Essays on John McGahern: a living presence in the Irish conscience

However valuable these essays, we must remain in awe of the great, unique work on which they feast

 John McGahern: His work describes the vulnerability of childhood, the fragility of relationships and the continuance of the past. Photograph: Ulf Andersen/Getty Images

John McGahern: His work describes the vulnerability of childhood, the fragility of relationships and the continuance of the past. Photograph: Ulf Andersen/Getty Images

Sat, Aug 10, 2019, 06:00


Book Title:
Essays on John McGahern: assessing a literary legacy


Edited by Derek Hand and Eamon Maher

Cork University Press

Guideline Price:

Irish novelists should not be discussed by literary critics until they (the novelists, that is) are well dead. In John McGahern’s case, the 13 years since his death in 2006 are far too short for that. And yet there have been, so far, 11 monographs, with three more in the pipeline (more than one for each of those 13 years, in fact), and three collections of essays, including this one.

It is ironic that a man of the utmost privacy should thus be exhumed annually, but it was inevitable that the academic world would move in with the undertakers to claim McGahern’s “literary legacy”, as this book has it. He is no longer entitled to his own reputation, but indebted to scholars who provide it for him. However valuable their essays – and some of these are very worthwhile – we must remain in awe of his own great, unique and heartfelt work on which they feast.

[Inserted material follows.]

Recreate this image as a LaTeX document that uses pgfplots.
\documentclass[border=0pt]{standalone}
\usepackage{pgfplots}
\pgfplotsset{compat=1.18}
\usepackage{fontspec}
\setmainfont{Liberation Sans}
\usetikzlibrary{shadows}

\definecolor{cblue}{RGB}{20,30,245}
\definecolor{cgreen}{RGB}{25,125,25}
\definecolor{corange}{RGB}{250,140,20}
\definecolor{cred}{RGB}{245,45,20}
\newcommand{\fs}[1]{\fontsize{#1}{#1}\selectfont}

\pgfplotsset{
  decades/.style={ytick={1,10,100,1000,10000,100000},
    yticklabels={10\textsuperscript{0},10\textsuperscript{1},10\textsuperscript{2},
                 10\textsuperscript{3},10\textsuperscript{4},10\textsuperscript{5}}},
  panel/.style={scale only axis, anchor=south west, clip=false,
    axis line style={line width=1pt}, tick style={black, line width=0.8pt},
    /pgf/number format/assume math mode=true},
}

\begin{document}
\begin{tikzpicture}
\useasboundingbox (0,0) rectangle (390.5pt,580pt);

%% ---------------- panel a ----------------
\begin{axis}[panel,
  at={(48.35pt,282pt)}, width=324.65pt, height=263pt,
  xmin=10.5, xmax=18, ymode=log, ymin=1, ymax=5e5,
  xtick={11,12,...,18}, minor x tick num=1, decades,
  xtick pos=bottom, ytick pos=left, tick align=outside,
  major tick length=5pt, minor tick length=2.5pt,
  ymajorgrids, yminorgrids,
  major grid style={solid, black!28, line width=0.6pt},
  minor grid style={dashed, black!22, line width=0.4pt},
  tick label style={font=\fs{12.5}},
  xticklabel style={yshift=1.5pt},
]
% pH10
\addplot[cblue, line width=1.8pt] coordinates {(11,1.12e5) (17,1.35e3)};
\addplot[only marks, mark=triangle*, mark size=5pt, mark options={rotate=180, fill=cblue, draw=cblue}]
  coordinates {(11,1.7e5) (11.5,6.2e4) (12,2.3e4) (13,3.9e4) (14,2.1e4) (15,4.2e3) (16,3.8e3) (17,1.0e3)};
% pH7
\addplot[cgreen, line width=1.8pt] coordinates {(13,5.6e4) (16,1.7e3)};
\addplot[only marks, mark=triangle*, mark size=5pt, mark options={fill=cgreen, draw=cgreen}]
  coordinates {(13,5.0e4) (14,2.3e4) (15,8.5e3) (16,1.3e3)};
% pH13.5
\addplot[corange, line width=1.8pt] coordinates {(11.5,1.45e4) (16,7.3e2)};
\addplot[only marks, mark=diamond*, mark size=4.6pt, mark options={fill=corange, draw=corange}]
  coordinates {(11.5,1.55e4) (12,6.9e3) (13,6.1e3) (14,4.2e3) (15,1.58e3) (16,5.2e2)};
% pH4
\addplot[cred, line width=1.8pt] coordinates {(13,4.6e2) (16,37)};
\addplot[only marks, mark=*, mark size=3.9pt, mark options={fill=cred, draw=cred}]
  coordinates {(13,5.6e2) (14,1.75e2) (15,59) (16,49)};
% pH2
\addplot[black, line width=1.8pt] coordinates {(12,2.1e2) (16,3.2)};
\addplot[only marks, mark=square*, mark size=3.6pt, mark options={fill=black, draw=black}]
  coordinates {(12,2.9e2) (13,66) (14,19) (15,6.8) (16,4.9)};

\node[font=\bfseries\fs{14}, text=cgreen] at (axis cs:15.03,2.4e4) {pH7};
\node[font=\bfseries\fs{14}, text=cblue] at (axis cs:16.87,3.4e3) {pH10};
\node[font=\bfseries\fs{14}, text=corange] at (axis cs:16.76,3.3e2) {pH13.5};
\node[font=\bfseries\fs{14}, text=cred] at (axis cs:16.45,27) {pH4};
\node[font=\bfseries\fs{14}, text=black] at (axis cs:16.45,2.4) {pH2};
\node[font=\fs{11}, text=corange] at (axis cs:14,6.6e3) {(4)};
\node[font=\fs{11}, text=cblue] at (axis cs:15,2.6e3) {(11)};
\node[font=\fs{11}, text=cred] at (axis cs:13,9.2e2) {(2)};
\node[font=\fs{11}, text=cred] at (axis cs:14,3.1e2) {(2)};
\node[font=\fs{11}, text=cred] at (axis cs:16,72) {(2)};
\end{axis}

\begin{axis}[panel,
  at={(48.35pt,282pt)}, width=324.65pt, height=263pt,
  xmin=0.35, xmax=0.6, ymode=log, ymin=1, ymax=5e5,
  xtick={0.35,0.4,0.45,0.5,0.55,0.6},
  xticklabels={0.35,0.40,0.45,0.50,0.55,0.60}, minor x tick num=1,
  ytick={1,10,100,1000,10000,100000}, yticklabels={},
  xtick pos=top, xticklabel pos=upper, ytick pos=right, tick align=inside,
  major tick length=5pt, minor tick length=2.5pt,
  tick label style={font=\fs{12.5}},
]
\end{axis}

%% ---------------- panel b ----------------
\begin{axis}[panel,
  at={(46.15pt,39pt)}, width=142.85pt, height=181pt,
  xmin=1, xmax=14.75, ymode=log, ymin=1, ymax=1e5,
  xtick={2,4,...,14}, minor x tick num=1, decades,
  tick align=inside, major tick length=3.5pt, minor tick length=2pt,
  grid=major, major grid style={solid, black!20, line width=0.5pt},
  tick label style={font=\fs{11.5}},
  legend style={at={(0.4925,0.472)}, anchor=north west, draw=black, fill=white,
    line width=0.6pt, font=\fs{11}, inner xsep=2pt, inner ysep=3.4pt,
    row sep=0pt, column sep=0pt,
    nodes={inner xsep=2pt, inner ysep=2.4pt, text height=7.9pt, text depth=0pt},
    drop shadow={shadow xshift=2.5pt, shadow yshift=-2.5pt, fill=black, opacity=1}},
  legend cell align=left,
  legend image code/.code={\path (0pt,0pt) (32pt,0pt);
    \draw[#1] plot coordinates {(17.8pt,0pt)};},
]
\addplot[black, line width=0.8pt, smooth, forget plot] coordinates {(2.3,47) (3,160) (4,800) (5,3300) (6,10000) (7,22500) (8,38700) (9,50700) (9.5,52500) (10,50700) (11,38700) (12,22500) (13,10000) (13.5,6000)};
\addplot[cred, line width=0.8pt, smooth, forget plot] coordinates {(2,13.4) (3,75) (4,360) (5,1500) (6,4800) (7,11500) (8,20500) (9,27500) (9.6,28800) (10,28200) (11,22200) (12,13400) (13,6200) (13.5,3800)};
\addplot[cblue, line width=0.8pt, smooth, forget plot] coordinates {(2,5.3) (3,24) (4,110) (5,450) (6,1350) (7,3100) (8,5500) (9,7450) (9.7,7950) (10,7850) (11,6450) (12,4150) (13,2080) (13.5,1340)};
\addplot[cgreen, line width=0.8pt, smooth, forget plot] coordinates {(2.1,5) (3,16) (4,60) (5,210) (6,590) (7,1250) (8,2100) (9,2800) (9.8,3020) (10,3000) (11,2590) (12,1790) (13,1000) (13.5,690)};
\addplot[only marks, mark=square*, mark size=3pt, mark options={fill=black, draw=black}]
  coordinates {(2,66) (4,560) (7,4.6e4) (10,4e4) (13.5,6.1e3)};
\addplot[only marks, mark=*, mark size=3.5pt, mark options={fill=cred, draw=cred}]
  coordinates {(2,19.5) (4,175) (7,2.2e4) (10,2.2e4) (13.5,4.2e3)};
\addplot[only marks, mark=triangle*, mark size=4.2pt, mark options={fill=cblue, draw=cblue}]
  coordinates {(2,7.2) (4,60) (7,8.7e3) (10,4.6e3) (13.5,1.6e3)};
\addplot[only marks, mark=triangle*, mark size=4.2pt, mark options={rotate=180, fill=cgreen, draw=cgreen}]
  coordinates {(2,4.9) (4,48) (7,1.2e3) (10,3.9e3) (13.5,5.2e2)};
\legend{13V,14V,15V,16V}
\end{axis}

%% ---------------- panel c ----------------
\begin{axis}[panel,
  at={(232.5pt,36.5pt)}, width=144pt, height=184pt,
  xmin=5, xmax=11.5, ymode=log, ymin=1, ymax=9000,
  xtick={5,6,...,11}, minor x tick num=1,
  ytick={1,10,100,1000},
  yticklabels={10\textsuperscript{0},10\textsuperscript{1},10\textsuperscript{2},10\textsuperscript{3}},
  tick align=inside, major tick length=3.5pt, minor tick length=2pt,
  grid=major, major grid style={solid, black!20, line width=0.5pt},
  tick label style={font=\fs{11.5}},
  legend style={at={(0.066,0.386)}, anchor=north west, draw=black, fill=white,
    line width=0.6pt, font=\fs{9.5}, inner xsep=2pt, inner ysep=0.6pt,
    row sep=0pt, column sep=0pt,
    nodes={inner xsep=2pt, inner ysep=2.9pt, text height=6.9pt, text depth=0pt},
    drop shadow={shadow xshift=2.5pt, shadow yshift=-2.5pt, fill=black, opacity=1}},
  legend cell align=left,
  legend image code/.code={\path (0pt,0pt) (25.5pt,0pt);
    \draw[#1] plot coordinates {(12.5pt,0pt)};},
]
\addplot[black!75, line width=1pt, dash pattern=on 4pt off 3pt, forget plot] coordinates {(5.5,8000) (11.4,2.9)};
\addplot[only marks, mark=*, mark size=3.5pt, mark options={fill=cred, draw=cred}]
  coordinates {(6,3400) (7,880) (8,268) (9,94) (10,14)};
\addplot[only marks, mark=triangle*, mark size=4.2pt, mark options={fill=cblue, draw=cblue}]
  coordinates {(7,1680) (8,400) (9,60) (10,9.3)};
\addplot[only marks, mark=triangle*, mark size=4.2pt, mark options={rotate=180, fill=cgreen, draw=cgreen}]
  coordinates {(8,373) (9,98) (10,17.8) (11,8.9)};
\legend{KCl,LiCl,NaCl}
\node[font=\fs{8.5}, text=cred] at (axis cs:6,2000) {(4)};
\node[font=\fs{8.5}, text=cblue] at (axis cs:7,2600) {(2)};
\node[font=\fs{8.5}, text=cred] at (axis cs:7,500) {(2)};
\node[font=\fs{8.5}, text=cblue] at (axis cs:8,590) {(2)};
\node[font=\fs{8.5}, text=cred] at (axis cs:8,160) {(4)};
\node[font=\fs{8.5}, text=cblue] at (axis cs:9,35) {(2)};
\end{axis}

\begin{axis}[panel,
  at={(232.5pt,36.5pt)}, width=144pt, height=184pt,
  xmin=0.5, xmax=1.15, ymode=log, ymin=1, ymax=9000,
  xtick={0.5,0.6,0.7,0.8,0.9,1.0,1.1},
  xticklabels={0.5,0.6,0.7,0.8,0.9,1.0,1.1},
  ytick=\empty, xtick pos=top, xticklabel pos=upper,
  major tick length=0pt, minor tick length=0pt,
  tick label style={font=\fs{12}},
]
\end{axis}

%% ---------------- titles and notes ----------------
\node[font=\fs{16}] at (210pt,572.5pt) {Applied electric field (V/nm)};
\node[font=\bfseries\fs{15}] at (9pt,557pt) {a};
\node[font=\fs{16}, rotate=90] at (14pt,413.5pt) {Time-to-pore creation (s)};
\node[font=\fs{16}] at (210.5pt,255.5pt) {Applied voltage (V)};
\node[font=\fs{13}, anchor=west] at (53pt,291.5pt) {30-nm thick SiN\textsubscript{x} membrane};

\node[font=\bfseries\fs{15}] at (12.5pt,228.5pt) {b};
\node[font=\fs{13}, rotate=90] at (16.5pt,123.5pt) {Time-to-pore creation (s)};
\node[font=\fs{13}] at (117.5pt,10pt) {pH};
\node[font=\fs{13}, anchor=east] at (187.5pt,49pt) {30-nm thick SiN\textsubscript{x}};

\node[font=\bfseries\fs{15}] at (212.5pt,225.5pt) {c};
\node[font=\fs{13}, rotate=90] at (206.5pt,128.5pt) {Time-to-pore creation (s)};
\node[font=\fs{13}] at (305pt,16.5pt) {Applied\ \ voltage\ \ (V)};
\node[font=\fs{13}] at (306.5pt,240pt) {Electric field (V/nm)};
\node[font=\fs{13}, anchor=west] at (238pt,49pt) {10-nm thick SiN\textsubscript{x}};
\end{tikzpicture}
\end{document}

McGahern is still with us, not only because his books are being repackaged and new ones discovered in his archive, but because his is a living presence in the Irish conscience, a marker for honesty and for celebration which we so badly need in an age of austerity and self-deception.

My first encounter with McGahern’s work was 1969: a thrilling stage production (adapted by Hugh Leonard), of The Barracks, in which Aideen O’Kelly gave a viscerally disturbing performance as Elizabeth Reegan. It sent me to the books which are now ranged, dog-eared and cracked open, on my shelves. Each one a treasured exploration of areas of disquiet and anguish that took me apart and somehow made me whole again, because McGahern’s greatest skill was in bestowing the gifts of transcendence and celebration. His observation of the perennial, whether in human nature or that rather better nature on our doorstep, is unrepentant but also confessional: he sees, he goes home, he tells himself and then he tells us. It’s all so simple, yet critics want to explain it all by making it complicated.

Why? Is anyone’s enjoyment of McGahern’s lucid and precious texts enriched by a critical assessment of Undead History in McGahern’s Anglo-Irish Stories or Anatomy of Reaction to The Dark? This is the price we pay in an age when academics are under increasing pressure to publish, especially in the underfunded humanities, but beating the hedgerows to come up with Sins of the Flesh: Problematic Sexuality in McGahern and François Mauriac is a parish too far.

There is little in this collection to promote our love of McGahern’s writing and much to honour the resourcefulness – not to say creativity – of the authors who need to demonstrate their prowess in intertextual readings and amateur psychiatry.

Local and personal

The editors acknowledge that McGahern portrays “the elusive complexities of people as they are”, in “a reality that is both light and dark”. But they also credit him with creating “a fictional world that had never been”. How do they know?

The book is arranged in three sections, with a foreword by Declan Kiberd and an afterword by Donal Ryan. Mapping Literary Strategies looks at McGahern in the context of Irish writing. Images of Place and the Role of Memory is potentially the most rewarding but I found these essays for the most part did not honour their collective title. Friendship, Anger and Sexual Repression was not quite the minefield of pretension that it sounds.

The more helpful essays are the biographical: Denis Sampson (already the author of Young John McGahern: becoming a novelist) discusses his early ambitions and the context in which he was writing, and describes McGahern’s “critical and moral vocabulary”. Paul Butler, a photographer living in “McGahern country” has photographed that landscape of both body and mind in images that are all the more powerful for being in monochrome. And Máire Doyle compassionately writes of Friends and Friendship in the work.

I would have liked some discussion of The Power of Darkness, McGahern’s version of Tolstoy, staged at the Abbey in 1991 and published last year along with The Rockingham Shoot and other scripts for stage and screen.

McGahern’s work describes the vulnerability of childhood, the relentless and unstoppable periodicity of the natural world, the fragility of relationships and the continuance of the past, and these find a home in his intensely local and personal syntax. The only other Irish writer equal to McGahern in this respect is Eugene McCabe, also deeply reticent about the emotions and therefore totally compelling.

As I said in my obituary of McGahern in The Guardian, he strove for what he called “that inner formality or calm that all writing must possess”, and when his characters also achieve that calm, the architecture of the work and its human and physical contours become one. This is why he continues to speak to us and why we continue to read him.